• **Problem description**
Repeat, exactly and only, the lines from the beginning of the data through the line with "3.5, 7.7, 5.0]". Pictures are left out.

• **Raw data**
_ _ _ _ _
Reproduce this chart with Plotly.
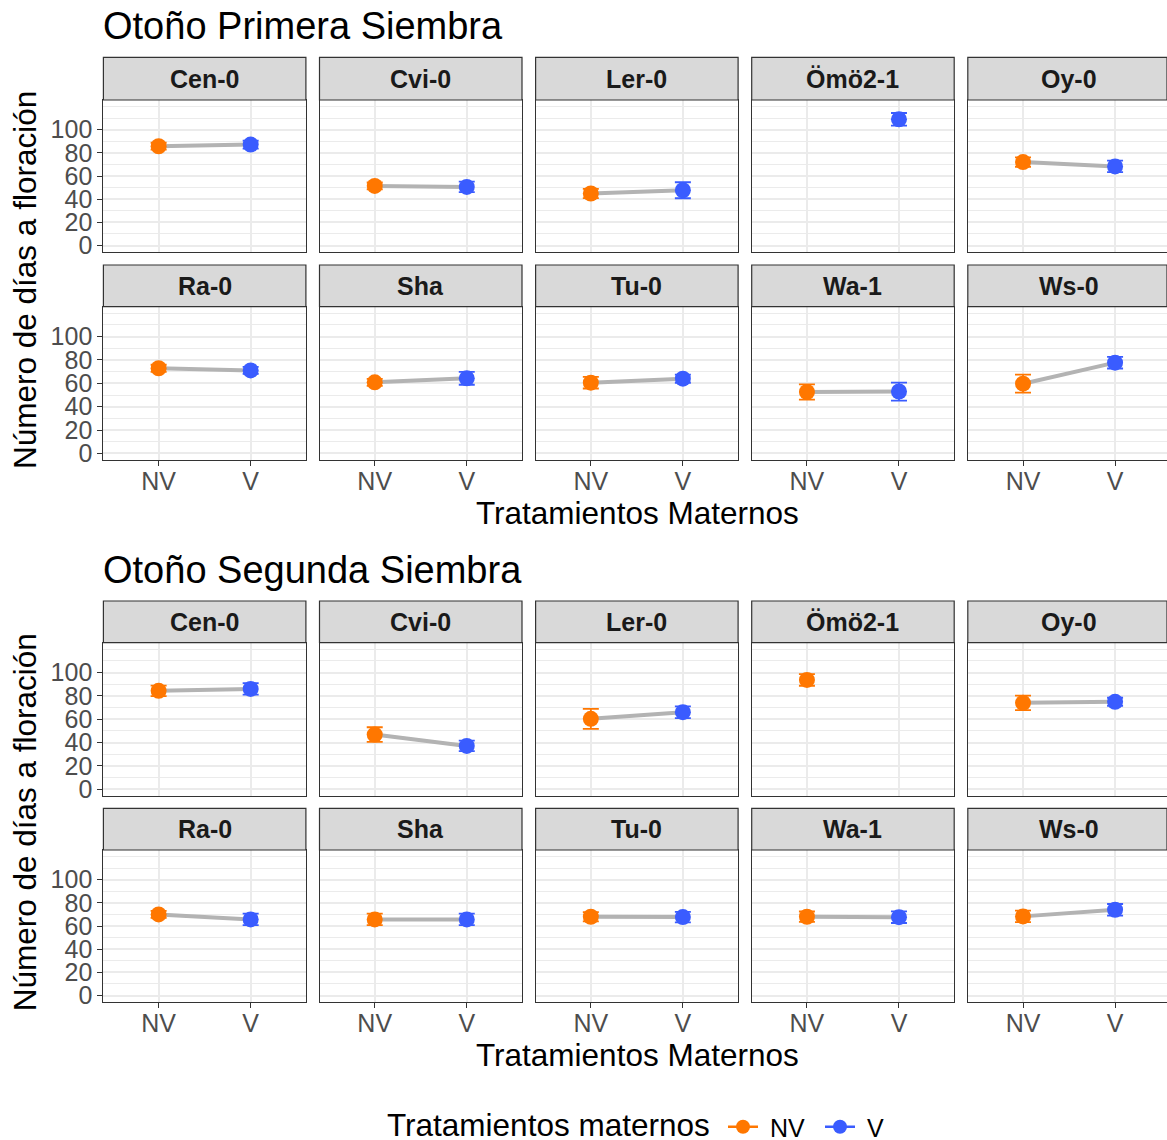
import plotly.graph_objects as go

# ---------------- data ----------------
accessions = ["Cen-0", "Cvi-0", "Ler-0", "Ömö2-1", "Oy-0",
              "Ra-0", "Sha", "Tu-0", "Wa-1", "Ws-0"]
treatments = ["NV", "V"]

# Otoño Primera Siembra
primera_nv = [85.7, 51.4, 44.9, None, 72.0, 72.9, 60.9, 60.6, 52.6, 59.7]
primera_nv_se = [3.0, 3.0, 4.0, None, 4.0, 3.0, 3.0, 5.0, 6.6, 7.7]
primera_v = [87.1, 50.6, 47.7, 108.9, 68.3, 71.1, 64.3, 64.0, 53.0, 77.7]
primera_v_se = [3.5, 4.5, 6.9, 5.5, 5.0, 3.0, 5.5, 3.5, 7.7, 5.0]

# Otoño Segunda Siembra
segunda_nv = [84.3, 46.8, 60.3, 93.7, 74.0, 70.0, 65.7, 68.0, 68.0, 68.3]
segunda_nv_se = [4.5, 6.3, 8.6, 5.0, 6.3, 3.0, 5.0, 4.0, 4.5, 5.0]
segunda_v = [86.0, 37.1, 66.0, None, 74.9, 65.7, 65.7, 67.7, 67.6, 74.0]
segunda_v_se = [5.0, 4.5, 5.0, None, 3.5, 5.0, 5.0, 4.5, 5.0, 5.0]

section_titles = ["Otoño Primera Siembra", "Otoño Segunda Siembra"]
y_tick_vals = [0, 20, 40, 60, 80, 100]
y_title = "Número de días a floración"
x_title = "Tratamientos Maternos"
legend_title = "Tratamientos maternos"

sections = [
    (primera_nv, primera_nv_se, primera_v, primera_v_se),
    (segunda_nv, segunda_nv_se, segunda_v, segunda_v_se),
]

# ---------------- style / layout ----------------
W, H = 1167, 1140
FONT = "Liberation Sans, Arial, sans-serif"
ORANGE = "#FF7700"
BLUE = "#3A5CFF"
LINE_GREY = "#B3B3B3"
GRID = "#EBEBEB"
BORDER = "#333333"
STRIP_FILL = "#D9D9D9"

col_left = [103.4 + i * 216.1 for i in range(5)]
panel_w = 202.5
# (panel top, panel bottom, strip top) for 4 rows of panels
rows_px = [(100.0, 252.0, 57.3), (306.7, 460.0, 265.0),
           (642.7, 795.7, 601.0), (850.0, 1002.0, 808.3)]
Y_RANGE = [-5.6, 125.6]


def fx(p):
    return p / W


def fy(p):
    return 1 - p / H


fig = go.Figure()
layout = dict(
    width=W, height=H,
    margin=dict(l=0, r=0, t=0, b=0, autoexpand=False),
    paper_bgcolor="white", plot_bgcolor="white",
    font=dict(family=FONT, color="#1A1A1A"),
    showlegend=True,
)
shapes = []
annotations = []

for s, (nv, nv_se, v, v_se) in enumerate(sections):
    for r in range(2):
        ptop, pbot, stop = rows_px[s * 2 + r]
        for c in range(5):
            a = r * 5 + c
            idx = s * 10 + r * 5 + c + 1
            xname = "xaxis" if idx == 1 else f"xaxis{idx}"
            yname = "yaxis" if idx == 1 else f"yaxis{idx}"
            xref = "x" if idx == 1 else f"x{idx}"
            yref = "y" if idx == 1 else f"y{idx}"
            x0 = col_left[c]
            x1 = min(x0 + panel_w, W)
            xr_end = -0.6 + 2.2 * (x1 - x0) / panel_w
            bottom_row = (r == 1)
            layout[xname] = dict(
                domain=[fx(x0), fx(x1)], anchor=yref,
                type="category", categoryorder="array", categoryarray=treatments,
                range=[-0.6, xr_end],
                showline=True, mirror=True, linecolor=BORDER, linewidth=1.2,
                showgrid=True, gridcolor=GRID, gridwidth=1.6,
                ticks="outside" if bottom_row else "", ticklen=5, tickwidth=1.2,
                tickcolor=BORDER,
                showticklabels=bottom_row,
                ticklabelstandoff=-6,
                tickfont=dict(family=FONT, size=25, color="#4D4D4D"),
                zeroline=False, fixedrange=True, automargin=False,
            )
            first_col = (c == 0)
            layout[yname] = dict(
                domain=[fy(pbot), fy(ptop)], anchor=xref,
                range=Y_RANGE,
                tickmode="array", tickvals=y_tick_vals,
                showline=True, mirror=True, linecolor=BORDER, linewidth=1.2,
                showgrid=True, gridcolor=GRID, gridwidth=1.6,
                minor=dict(tickmode="linear", tick0=0, dtick=10, showgrid=True,
                           gridcolor=GRID, gridwidth=1.3, ticks=""),
                ticks="outside" if first_col else "", ticklen=5, tickwidth=1.2,
                tickcolor=BORDER,
                showticklabels=first_col,
                tickfont=dict(family=FONT, size=25, color="#4D4D4D"),
                zeroline=False, fixedrange=True, automargin=False,
            )
            # strip
            shapes.append(dict(type="rect", xref="paper", yref="paper",
                               x0=fx(x0), x1=fx(x1), y0=fy(ptop), y1=fy(stop),
                               fillcolor=STRIP_FILL, line=dict(color=BORDER, width=1.2),
                               layer="above"))
            annotations.append(dict(text=f"<b>{accessions[a]}</b>", xref="paper", yref="paper",
                                    x=fx(x0 + panel_w / 2), y=fy((ptop + stop) / 2),
                                    xanchor="center", yanchor="middle", showarrow=False,
                                    font=dict(family=FONT, size=25, color="#1A1A1A")))
            # connecting line
            fig.add_trace(go.Scatter(
                x=treatments, y=[nv[a], v[a]], mode="lines",
                line=dict(color=LINE_GREY, width=4),
                xaxis=xref, yaxis=yref, showlegend=False, hoverinfo="skip"))
            # points with error bars
            for val, se, col, lab in ((nv[a], nv_se[a], ORANGE, "NV"),
                                      (v[a], v_se[a], BLUE, "V")):
                if val is None:
                    continue
                fig.add_trace(go.Scatter(
                    x=[lab], y=[val], mode="markers",
                    marker=dict(color=col, size=16, line=dict(width=0)),
                    error_y=dict(type="data", array=[se], color=col,
                                 thickness=1.8, width=8),
                    xaxis=xref, yaxis=yref, showlegend=False))

    # section title
    ttop = rows_px[s * 2][2]
    annotations.append(dict(text=section_titles[s], xref="paper", yref="paper",
                            x=fx(100.5), y=fy(ttop - 31), xanchor="left", yanchor="middle",
                            showarrow=False,
                            font=dict(family=FONT, size=38, color="black")))
    # y-axis title
    p_top = rows_px[s * 2][0]
    p_bot = rows_px[s * 2 + 1][1]
    annotations.append(dict(text=y_title, xref="paper", yref="paper",
                            x=fx(25), y=fy((p_top + p_bot) / 2), textangle=-90,
                            xanchor="center", yanchor="middle", showarrow=False,
                            font=dict(family=FONT, size=31.5, color="black")))
    # x-axis title
    annotations.append(dict(text=x_title, xref="paper", yref="paper",
                            x=fx(637), y=fy(p_bot + 53), xanchor="center", yanchor="middle",
                            showarrow=False,
                            font=dict(family=FONT, size=31.5, color="black")))

# legend title (drawn as text next to the legend items)
annotations.append(dict(text=legend_title, xref="paper", yref="paper",
                        x=fx(548), y=fy(1125), xanchor="center", yanchor="middle",
                        showarrow=False,
                        font=dict(family=FONT, size=31.5, color="black")))

# legend entries
for lab, col in (("NV", ORANGE), ("V", BLUE)):
    fig.add_trace(go.Scatter(x=[None], y=[None], mode="lines+markers",
                             name="\u00a0" + lab,
                             line=dict(color=col, width=2.5),
                             marker=dict(color=col, size=14),
                             xaxis="x", yaxis="y", showlegend=True))

layout["legend"] = dict(
    orientation="h", xref="container", yref="container",
    x=fx(723), xanchor="left", y=fy(1127), yanchor="middle",
    bgcolor="rgba(0,0,0,0)",
    font=dict(family=FONT, size=25, color="black"),
    itemwidth=30, entrywidth=52, entrywidthmode="pixels", tracegroupgap=0,
)
layout["shapes"] = shapes
layout["annotations"] = annotations
fig.update_layout(**layout)

fig.write_html("out.html")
_ _ _ _ _
• **Answer to the task**
Reproduce this chart with Plotly.
import plotly.graph_objects as go

# ---------------- data ----------------
accessions = ["Cen-0", "Cvi-0", "Ler-0", "Ömö2-1", "Oy-0",
              "Ra-0", "Sha", "Tu-0", "Wa-1", "Ws-0"]
treatments = ["NV", "V"]

# Otoño Primera Siembra
primera_nv = [85.7, 51.4, 44.9, None, 72.0, 72.9, 60.9, 60.6, 52.6, 59.7]
primera_nv_se = [3.0, 3.0, 4.0, None, 4.0, 3.0, 3.0, 5.0, 6.6, 7.7]
primera_v = [87.1, 50.6, 47.7, 108.9, 68.3, 71.1, 64.3, 64.0, 53.0, 77.7]
primera_v_se = [3.5, 4.5, 6.9, 5.5, 5.0, 3.0, 5.5, 3.5, 7.7, 5.0]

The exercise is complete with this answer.